Inconformada, Esmeralda Rodrigues, 59 anos, conta ao JN que deu indicações precisas para Mariana, 25 anos, dormir sempre de barriga para baixo, ser sentada com as costas da cadeira reclinadas, e não ser alimentada deitada. Para que não restassem dúvidas, foi fotografada a demonstrar os procedimentos a seguir, para que a filha não entrasse em sofrimento. "Ensinei-as a virar a Mariana e expliquei como tinham de colocar as almofadas e os lençóis, porque fazia movimentos bruscos e podia cair da cama", justifica.
Apesar das recomendações, a cuidadora informal garante que ligou todos os dias para a Santa Casa da Misericórdia de Arruda dos Vinhos e que lhe asseguraram que a jovem tinha dormido bem, mas de barriga para cima. "Pedi, por amor de Deus, para não fazerem isso", recorda. "Suspeito que não respeitaram as minhas indicações e a menina esteve em sofrimento aquelas três noites". Acredita, por isso, que morreu engasgada, asfixiada ou devido a uma queda.
Olhos a pedir socorro
Logo no primeiro dia em que foi deixar Mariana à UCCI, Esmeralda teve a intuição de que algo não estava bem. Depois de se reunir com a diretora técnica, voltou a ir ter com a filha e encontrou-a desesperada. "Estava branca como cal, ensopada em suor, com o cabelo a pingar, e os olhos a pedir socorro", garante. "Sentaram-na na cadeira direita e não viram que ela estava naquela aflição", lamenta. "Reclinei a cadeira e ela recuperou logo", afirma. Quando regressou mais tarde, a jovem "estava semideitada e bem-disposta". A mãe ficou mais tranquila, mas manteve-se sempre em contacto com a instituição.
Três dias depois, quando se encontrava a recuperar da cirurgia, em casa, no Cadaval, uma médica da UCCI telefonou e disse-lhe: "A Mariana já não está entre nós". Face aos gritos de dor da mãe, a clínica limitou-se a dizer que ia passar a certidão de óbito. "Pensaram que não ia fazer nada, porque me ia ver livre da minha filha", afirma Esmeralda Rodrigues. Embora nunca lhe tenham dito a causa da morte, acredita que algo de errado se passou.
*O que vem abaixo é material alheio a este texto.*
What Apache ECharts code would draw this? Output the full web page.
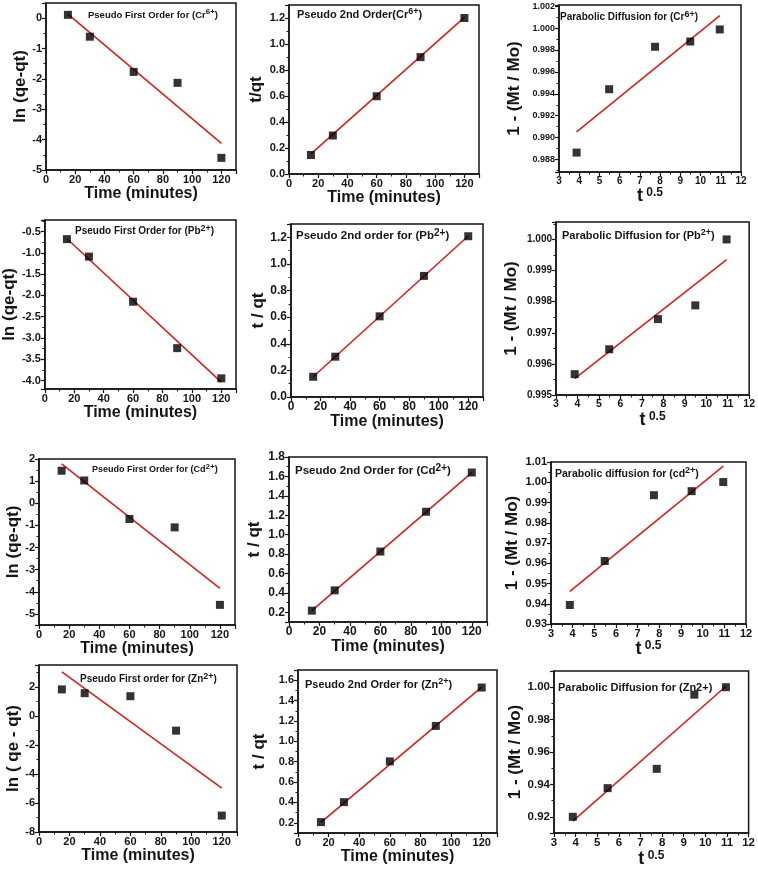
<!DOCTYPE html>
<html><head><meta charset="utf-8">
<script src="https://cdn.jsdelivr.net/npm/echarts@6/dist/echarts.min.js"></script>
<style>html,body{margin:0;padding:0;background:#fff}#c{width:758px;height:869px}</style>
</head><body><div id="c"></div>
<script>
// ---- data ----
const timeMin = [15, 30, 60, 90, 120];
const sqrtTime = [3.87, 5.48, 7.75, 9.49, 10.95];
const timeFitX = [15, 120];
const sqrtFitX = [3.87, 10.95];

const crFirst = [0.11, -0.61, -1.77, -2.13, -4.60];
const crFirstFit = [0.13, -4.12];
const crSecond = [0.146, 0.296, 0.598, 0.899, 1.20];
const crSecondFit = [0.155, 1.205];
const crDiff = [0.98864, 0.99442, 0.99829, 0.99877, 0.99987];
const crDiffFit = [0.99052, 1.00112];

const pbFirst = [-0.68, -1.09, -2.15, -3.24, -3.95];
const pbFirstFit = [-0.67, -4.04];
const pbSecond = [0.152, 0.303, 0.606, 0.91, 1.208];
const pbSecondFit = [0.152, 1.21];
const pbDiff = [0.99567, 0.99647, 0.99744, 0.99788, 1.0000];
const pbDiffFit = [0.99553, 0.99935];

const cdFirst = [1.47, 1.03, -0.71, -1.09, -4.59];
const cdFirstFit = [1.78, -3.84];
const cdSecond = [0.217, 0.426, 0.826, 1.236, 1.640];
const cdSecondFit = [0.217, 1.64];
const cdDiff = [0.9394, 0.9611, 0.9936, 0.9956, 1.0001];
const cdDiffFit = [0.9461, 1.008];

const znFirst = [1.82, 1.56, 1.35, -1.02, -6.87];
const znFirstFit = [3.03, -4.98];
const znSecond = [0.207, 0.403, 0.803, 1.151, 1.528];
const znSecondFit = [0.205, 1.532];
const znDiff = [0.920, 0.9377, 0.9496, 0.9954, 1.000];
const znDiffFit = [0.9173, 1.0006];

// ---- layout / style config ----
const FONT = 'Liberation Sans, Arial, sans-serif';
const INK = '#151515';
const RED = '#d8211f';
const TIME = 'Time (minutes)';
const TSQ = '{t|t}{s| 0.5}';

const panels = [
  {x: timeMin, y: crFirst, fx: timeFitX, fy: crFirstFit, g: [46, 3, 190, 167],
   xa: [0, 130, 20, 0, TIME, 10, 11], ya: [-5, 0.5, 1, 0, 'ln (qe-qt)', 14, 11],
   t: ['Pseudo First Order for (Cr', '6+', ')', 88, 8, 9.5]},
  {x: timeMin, y: crSecond, fx: timeFitX, fy: crSecondFit, g: [289, 5, 190, 169],
   xa: [0, 130, 20, 0, TIME, 8, 11], ya: [0, 1.3, 0.2, 1, 't/qt', 24, 11],
   t: ['Pseudo 2nd Order(Cr', '6+', ')', 297, 7, 11]},
  {x: sqrtTime, y: crDiff, fx: sqrtFitX, fy: crDiffFit, g: [559, 5, 182, 167],
   xa: [3, 12, 1, 0, TSQ, 4, 10], ya: [0.98687, 1.0021, 0.002, 3, '1 - (Mt / Mo)', 36, 9],
   t: ['Parabolic Diffusion for (Cr', '6+', ')', 560, 10, 10]},

  {x: timeMin, y: pbFirst, fx: timeFitX, fy: pbFirstFit, g: [44, 220, 192, 169],
   xa: [0, 130, 20, 0, TIME, 8, 11], ya: [-4.2, -0.23, 0.5, 1, 'ln (qe-qt)', 26, 11],
   t: ['Pseudo First Order for (Pb', '2+', ')', 75, 224, 10]},
  {x: timeMin, y: pbSecond, fx: timeFitX, fy: pbSecondFit, g: [291, 224, 192, 173],
   xa: [0, 130, 20, 0, TIME, 8, 12], ya: [0, 1.3, 0.2, 1, 't / qt', 24, 12],
   t: ['Pseudo 2nd order for (Pb', '2+', ')', 296, 228, 11.5]},
  {x: sqrtTime, y: pbDiff, fx: sqrtFitX, fy: pbDiffFit, g: [556, 222, 196, 173],
   xa: [3, 12, 1, 0, TSQ, 12, 10.5], ya: [0.995, 1.00056, 0.001, 3, '1 - (Mt / Mo)', 36, 10],
   t: ['Parabolic Diffusion for (Pb', '2+', ')', 562, 228, 11]},

  {x: timeMin, y: cdFirst, fx: timeFitX, fy: cdFirstFit, g: [39, 459, 196, 166],
   xa: [0, 130, 20, 0, TIME, 8, 11], ya: [-5.5, 2, 1, 0, 'ln (qe-qt)', 14, 11],
   t: ['Pseudo First Order for (Cd', '2+', ')', 92, 463, 9]},
  {x: timeMin, y: cdSecond, fx: timeFitX, fy: cdSecondFit, g: [289, 457, 198, 165],
   xa: [0, 130, 20, 0, TIME, 8, 12], ya: [0.1, 1.8, 0.2, 1, 't / qt', 26, 12],
   t: ['Pseudo 2nd Order for (Cd', '2+', ')', 295, 463, 11.5]},
  {x: sqrtTime, y: cdDiff, fx: sqrtFitX, fy: cdDiffFit, g: [551, 462, 195, 162],
   xa: [3, 12, 1, 0, TSQ, 12, 11], ya: [0.93, 1.01, 0.01, 2, '1 - (Mt / Mo)', 30, 11],
   t: ['Parabolic diffusion for (cd', '2+', ')', 555, 466, 10.5]},

  {x: timeMin, y: znFirst, fx: timeFitX, fy: znFirstFit, g: [39, 665, 198, 167],
   xa: [0, 130, 20, 0, TIME, 4, 11], ya: [-8, 3.5, 2, 0, 'ln ( qe - qt)', 14, 11],
   t: ['Pseudo First order for (Zn', '2+', ')', 80, 672, 10]},
  {x: timeMin, y: znSecond, fx: timeFitX, fy: znSecondFit, g: [298, 670, 199, 163],
   xa: [0, 130, 20, 0, TIME, 10, 11], ya: [0.1, 1.7, 0.2, 1, 't / qt', 30, 11],
   t: ['Pseudo 2nd Order for (Zn', '2+', ')', 305, 677, 11]},
  {x: sqrtTime, y: znDiff, fx: sqrtFitX, fy: znDiffFit, g: [554, 671, 196, 162],
   xa: [3, 12, 1, 0, TSQ, 6, 11.5], ya: [0.91, 1.01, 0.02, 2, '1 - (Mt / Mo)', 30, 11.5],
   t: ['Parabolic Diffusion for (Zn2+)', '', '', 558, 680, 11]}
];

function fmt(step, dec) {
  return function (v) {
    const r = v / step;
    if (Math.abs(r - Math.round(r)) > 1e-6) return '';
    return (Math.round(r) * step).toFixed(dec);
  };
}

function axisCfg(a, isX, gi) {
  const [min, max, step, dec, name, gap, fs] = a;
  return {
    type: 'value', gridIndex: gi, min: min, max: max,
    minInterval: step, maxInterval: step,
    name: name, nameLocation: 'middle', nameGap: gap,
    nameTextStyle: isX ? {
      fontFamily: FONT, fontWeight: 'bold', fontSize: 16, color: INK,
      rich: {t: {fontFamily: FONT, fontWeight: 'bold', fontSize: 18, color: INK},
             s: {fontFamily: FONT, fontWeight: 'bold', fontSize: 12, color: INK, verticalAlign: 'top'}}
    } : {fontFamily: FONT, fontWeight: 'bold', fontSize: 17, color: INK},
    axisLine: {show: true, onZero: false, lineStyle: {color: INK, width: 1.5}},
    axisTick: {show: true, inside: false, length: 4, lineStyle: {color: INK, width: 1.2}},
    minorTick: {show: true, splitNumber: 2, length: 2.5, lineStyle: {color: INK, width: 1}},
    splitLine: {show: false},
    axisLabel: {formatter: fmt(step, dec), fontFamily: FONT, fontWeight: 'bold', fontSize: fs,
                color: INK, margin: 4, hideOverlap: false, showMinLabel: true, showMaxLabel: true}
  };
}

const option = {animation: false, backgroundColor: '#fff', grid: [], xAxis: [], yAxis: [], series: [], title: []};
panels.forEach((p, i) => {
  option.grid.push({left: p.g[0], top: p.g[1], width: p.g[2], height: p.g[3], show: true,
    borderColor: INK, borderWidth: 1.5, backgroundColor: 'transparent', containLabel: false});
  option.xAxis.push(axisCfg(p.xa, true, i));
  option.yAxis.push(axisCfg(p.ya, false, i));
  option.series.push({type: 'line', xAxisIndex: i, yAxisIndex: i, showSymbol: false, symbol: 'none',
    data: p.fx.map((v, k) => [v, p.fy[k]]), lineStyle: {color: RED, width: 1.6}, z: 2, silent: true});
  option.series.push({type: 'scatter', xAxisIndex: i, yAxisIndex: i, symbol: 'rect', symbolSize: 8,
    data: p.x.map((v, k) => [v, p.y[k]]), itemStyle: {color: '#000'}, z: 3, silent: true});
  const [a, s, c, left, top, fs] = p.t;
  option.title.push({left: left, top: top, padding: 0,
    text: '{a|' + a + '}' + (s ? '{s|' + s + '}{a|' + c + '}' : ''),
    textStyle: {rich: {
      a: {fontFamily: FONT, fontWeight: 'bold', fontSize: fs, color: INK, lineHeight: fs + 5},
      s: {fontFamily: FONT, fontWeight: 'bold', fontSize: Math.round(fs * 0.85), color: INK, verticalAlign: 'top'}
    }}});
});

const chart = echarts.init(document.getElementById('c'), null, {renderer: 'canvas'});
chart.setOption(option);
</script>
</body></html>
"Apesar de ser muito magrinha, tinha o rosto muito inchado, um traço negro e os olhos negros, sobretudo o direito", relata. "Sinto-me culpada, porque a levei para a morte. Tiraram-me a alegria". Com paralisia cerebral, Mariana não falava, nem andava, mas a mãe, que sempre cuidou dela, assegura que percebia tudo.
Reações
Instituição alega sigilo profissional
Mafalda Silva, diretora técnica da Santa Casa da Misericórdia de Arruda dos Vinhos, alega o "dever de sigilo profissional" para não comentar o caso da morte de Mariana, que "lamenta profundamente". No entanto, assegura que são prestados "sempre os melhores cuidados a todos os utentes integrados na unidade".
Manuel de Lemos, presidente da União das Misericórdias Portuguesas, confirma ao JN que "a unidade de Arruda dos Vinhos é conhecida pelas boas práticas". Embora desconheça a situação em concreto, falou com o provedor, que lhe garantiu que a morte da jovem "não tem nada que ver com más práticas", conclusão a que chegou com base no relatório técnico a que teve acesso.
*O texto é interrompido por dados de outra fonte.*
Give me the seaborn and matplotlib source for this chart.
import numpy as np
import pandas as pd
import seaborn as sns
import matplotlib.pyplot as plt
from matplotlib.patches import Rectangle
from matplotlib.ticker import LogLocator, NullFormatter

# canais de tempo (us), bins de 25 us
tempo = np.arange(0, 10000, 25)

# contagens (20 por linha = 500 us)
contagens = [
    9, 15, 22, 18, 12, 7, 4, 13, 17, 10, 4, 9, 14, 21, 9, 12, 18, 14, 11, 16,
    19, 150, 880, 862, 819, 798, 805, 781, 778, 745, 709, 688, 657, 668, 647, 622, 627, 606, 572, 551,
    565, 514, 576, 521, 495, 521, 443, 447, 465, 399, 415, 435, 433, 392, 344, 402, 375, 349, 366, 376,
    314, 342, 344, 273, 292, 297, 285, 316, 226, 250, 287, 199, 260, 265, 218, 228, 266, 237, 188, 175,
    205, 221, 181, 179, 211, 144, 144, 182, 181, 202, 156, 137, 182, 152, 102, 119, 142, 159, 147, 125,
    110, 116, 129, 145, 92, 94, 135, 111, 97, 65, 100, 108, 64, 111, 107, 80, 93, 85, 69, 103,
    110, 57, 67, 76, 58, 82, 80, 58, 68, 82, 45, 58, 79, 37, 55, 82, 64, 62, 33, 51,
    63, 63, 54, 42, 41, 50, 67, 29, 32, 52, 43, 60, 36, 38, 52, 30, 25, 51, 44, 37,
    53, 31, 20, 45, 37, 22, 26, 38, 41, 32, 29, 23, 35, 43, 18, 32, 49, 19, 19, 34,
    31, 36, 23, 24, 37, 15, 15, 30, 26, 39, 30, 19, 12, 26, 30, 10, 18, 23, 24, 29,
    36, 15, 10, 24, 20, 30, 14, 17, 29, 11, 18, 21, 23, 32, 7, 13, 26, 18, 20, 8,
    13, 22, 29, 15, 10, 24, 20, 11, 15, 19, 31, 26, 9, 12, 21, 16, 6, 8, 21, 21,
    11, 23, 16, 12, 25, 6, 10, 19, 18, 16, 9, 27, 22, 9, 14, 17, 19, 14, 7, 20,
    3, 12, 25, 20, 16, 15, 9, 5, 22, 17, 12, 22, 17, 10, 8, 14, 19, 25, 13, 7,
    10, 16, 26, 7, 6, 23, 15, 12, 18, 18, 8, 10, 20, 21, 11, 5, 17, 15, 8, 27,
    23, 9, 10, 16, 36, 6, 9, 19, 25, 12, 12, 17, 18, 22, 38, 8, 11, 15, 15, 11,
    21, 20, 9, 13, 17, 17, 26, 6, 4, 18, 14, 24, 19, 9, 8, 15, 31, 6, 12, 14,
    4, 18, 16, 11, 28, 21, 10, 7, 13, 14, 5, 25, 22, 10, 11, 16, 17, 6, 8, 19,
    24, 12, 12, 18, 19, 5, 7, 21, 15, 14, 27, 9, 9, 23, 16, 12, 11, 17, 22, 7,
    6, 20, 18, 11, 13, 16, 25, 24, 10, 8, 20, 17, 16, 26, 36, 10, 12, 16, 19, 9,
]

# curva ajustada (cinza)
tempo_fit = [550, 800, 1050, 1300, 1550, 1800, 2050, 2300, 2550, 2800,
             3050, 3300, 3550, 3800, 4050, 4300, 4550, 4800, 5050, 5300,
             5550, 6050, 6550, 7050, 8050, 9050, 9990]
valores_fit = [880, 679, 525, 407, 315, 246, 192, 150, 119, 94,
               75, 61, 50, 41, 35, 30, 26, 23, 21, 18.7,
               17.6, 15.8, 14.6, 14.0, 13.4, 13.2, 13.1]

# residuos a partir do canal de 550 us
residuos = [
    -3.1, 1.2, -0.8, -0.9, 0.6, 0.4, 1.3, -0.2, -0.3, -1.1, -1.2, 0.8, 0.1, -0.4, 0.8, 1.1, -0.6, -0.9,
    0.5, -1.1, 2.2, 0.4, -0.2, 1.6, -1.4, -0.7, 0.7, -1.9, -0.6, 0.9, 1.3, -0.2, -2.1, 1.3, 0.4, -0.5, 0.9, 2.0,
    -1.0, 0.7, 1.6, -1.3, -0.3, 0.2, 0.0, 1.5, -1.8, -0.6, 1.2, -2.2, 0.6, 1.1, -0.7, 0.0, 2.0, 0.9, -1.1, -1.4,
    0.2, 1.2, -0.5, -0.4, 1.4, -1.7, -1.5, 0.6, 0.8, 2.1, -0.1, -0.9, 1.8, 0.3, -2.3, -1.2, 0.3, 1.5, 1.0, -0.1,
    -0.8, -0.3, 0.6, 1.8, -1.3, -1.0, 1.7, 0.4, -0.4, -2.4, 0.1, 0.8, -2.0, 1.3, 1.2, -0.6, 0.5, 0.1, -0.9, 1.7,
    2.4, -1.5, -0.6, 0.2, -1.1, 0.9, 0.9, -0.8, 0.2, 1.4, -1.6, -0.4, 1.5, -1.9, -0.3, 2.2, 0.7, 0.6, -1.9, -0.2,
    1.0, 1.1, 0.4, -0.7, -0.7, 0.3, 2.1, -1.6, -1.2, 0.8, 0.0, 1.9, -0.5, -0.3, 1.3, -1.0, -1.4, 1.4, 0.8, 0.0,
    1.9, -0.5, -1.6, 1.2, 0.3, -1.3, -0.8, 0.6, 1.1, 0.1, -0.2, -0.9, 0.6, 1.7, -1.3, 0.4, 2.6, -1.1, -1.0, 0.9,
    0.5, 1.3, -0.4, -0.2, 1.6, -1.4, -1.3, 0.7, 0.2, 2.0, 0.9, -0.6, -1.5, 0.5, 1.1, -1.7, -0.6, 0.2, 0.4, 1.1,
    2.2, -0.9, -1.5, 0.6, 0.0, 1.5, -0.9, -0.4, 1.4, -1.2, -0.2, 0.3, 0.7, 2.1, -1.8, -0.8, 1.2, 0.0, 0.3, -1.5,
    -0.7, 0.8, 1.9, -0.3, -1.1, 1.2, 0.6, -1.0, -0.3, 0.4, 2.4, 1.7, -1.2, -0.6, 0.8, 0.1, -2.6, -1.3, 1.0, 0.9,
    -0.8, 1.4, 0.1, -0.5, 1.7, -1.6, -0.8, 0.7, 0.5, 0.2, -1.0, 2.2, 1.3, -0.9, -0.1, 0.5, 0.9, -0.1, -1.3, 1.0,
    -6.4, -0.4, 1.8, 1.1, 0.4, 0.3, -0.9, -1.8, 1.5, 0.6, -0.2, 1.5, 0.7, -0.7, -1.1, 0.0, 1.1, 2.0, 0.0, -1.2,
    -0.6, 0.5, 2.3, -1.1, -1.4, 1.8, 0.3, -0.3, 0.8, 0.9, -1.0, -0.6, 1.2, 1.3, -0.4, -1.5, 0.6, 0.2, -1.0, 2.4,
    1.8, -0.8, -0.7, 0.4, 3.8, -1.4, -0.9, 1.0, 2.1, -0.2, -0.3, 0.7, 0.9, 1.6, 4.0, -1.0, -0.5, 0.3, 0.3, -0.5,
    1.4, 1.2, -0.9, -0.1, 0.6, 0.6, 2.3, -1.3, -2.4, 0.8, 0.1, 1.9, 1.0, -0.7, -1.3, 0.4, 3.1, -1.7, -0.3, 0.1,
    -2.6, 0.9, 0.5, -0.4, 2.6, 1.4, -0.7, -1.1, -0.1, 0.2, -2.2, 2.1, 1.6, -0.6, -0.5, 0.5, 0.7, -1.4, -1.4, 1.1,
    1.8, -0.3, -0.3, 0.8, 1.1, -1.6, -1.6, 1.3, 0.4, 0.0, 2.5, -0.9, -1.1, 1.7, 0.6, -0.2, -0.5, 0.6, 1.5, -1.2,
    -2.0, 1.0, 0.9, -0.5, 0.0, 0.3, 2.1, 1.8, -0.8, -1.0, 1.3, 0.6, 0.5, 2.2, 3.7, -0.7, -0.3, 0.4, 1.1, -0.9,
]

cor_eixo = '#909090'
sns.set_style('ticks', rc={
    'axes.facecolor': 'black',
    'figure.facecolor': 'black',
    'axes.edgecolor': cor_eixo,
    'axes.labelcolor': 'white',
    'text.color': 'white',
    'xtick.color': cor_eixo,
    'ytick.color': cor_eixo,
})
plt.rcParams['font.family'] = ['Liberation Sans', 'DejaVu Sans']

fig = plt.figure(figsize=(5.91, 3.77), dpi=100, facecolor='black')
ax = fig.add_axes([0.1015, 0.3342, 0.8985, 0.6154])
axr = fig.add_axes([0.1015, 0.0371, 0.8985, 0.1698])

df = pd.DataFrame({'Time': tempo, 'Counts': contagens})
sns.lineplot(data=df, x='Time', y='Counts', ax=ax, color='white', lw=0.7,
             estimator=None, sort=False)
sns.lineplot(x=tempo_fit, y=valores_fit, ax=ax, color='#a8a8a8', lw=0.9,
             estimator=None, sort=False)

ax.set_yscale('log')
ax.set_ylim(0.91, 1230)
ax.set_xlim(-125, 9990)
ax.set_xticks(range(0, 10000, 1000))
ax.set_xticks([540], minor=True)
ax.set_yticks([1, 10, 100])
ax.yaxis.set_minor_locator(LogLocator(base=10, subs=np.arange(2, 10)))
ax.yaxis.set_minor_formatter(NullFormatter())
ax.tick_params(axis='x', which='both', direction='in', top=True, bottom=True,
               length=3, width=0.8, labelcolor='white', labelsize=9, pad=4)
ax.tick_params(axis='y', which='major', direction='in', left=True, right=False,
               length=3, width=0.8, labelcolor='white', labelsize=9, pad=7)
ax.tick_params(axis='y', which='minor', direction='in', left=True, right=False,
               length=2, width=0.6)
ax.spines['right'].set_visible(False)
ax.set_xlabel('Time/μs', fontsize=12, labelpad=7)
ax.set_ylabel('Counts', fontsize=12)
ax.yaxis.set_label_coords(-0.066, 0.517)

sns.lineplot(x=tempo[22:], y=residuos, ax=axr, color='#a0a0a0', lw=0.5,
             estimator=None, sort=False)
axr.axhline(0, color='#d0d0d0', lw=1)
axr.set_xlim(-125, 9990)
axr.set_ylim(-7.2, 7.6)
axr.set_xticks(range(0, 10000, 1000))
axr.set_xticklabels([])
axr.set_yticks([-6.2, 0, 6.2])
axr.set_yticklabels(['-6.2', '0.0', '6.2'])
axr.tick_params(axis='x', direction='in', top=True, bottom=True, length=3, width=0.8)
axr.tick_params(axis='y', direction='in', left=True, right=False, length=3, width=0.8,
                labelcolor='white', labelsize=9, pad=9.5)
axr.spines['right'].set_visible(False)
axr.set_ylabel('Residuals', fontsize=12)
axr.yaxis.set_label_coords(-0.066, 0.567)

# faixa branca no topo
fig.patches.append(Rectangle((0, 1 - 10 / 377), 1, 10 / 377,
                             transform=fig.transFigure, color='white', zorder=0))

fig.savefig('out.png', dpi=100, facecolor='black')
Quanto ao facto de a mãe desconhecer as causas da morte da filha, Manuel de Lemos explica que "legalmente, a instituição tem de prestar contas ao centro de saúde [Cadaval] e, normalmente, também à família". Refere ainda que "a transferência da menina para a rede tem de vir acompanhada de um conjunto de indicações escritas" sobre o seu historial clínico. Contudo, diz que Esmeralda Rodrigues tem o direito de recorrer ao tribunal.
Pormenores
Bananas podres
Quando os bens de Mariana foram devolvidos, Esmeralda constatou que as bananas estavam podres e que a pasta de dentes, apropriada para a filha a poder engolir, estava selada, o que a deixou indignada.
Fazer justiça
Transtornada, a cuidadora só mais tarde decidiu que o corpo devia ser autopsiado, para confirmar as suspeitas de negligência. A sua principal preocupação é fazer justiça.
Sabia que ia buscá-la
A jovem percebeu que ia ficar na UCCI apenas alguns dias. "Não ficou a chorar, nem a gritar, porque sabia que eu a ia buscar. Não morreu de desgosto, mas porque alegadamente não cuidaram dela", acredita Esmeralda.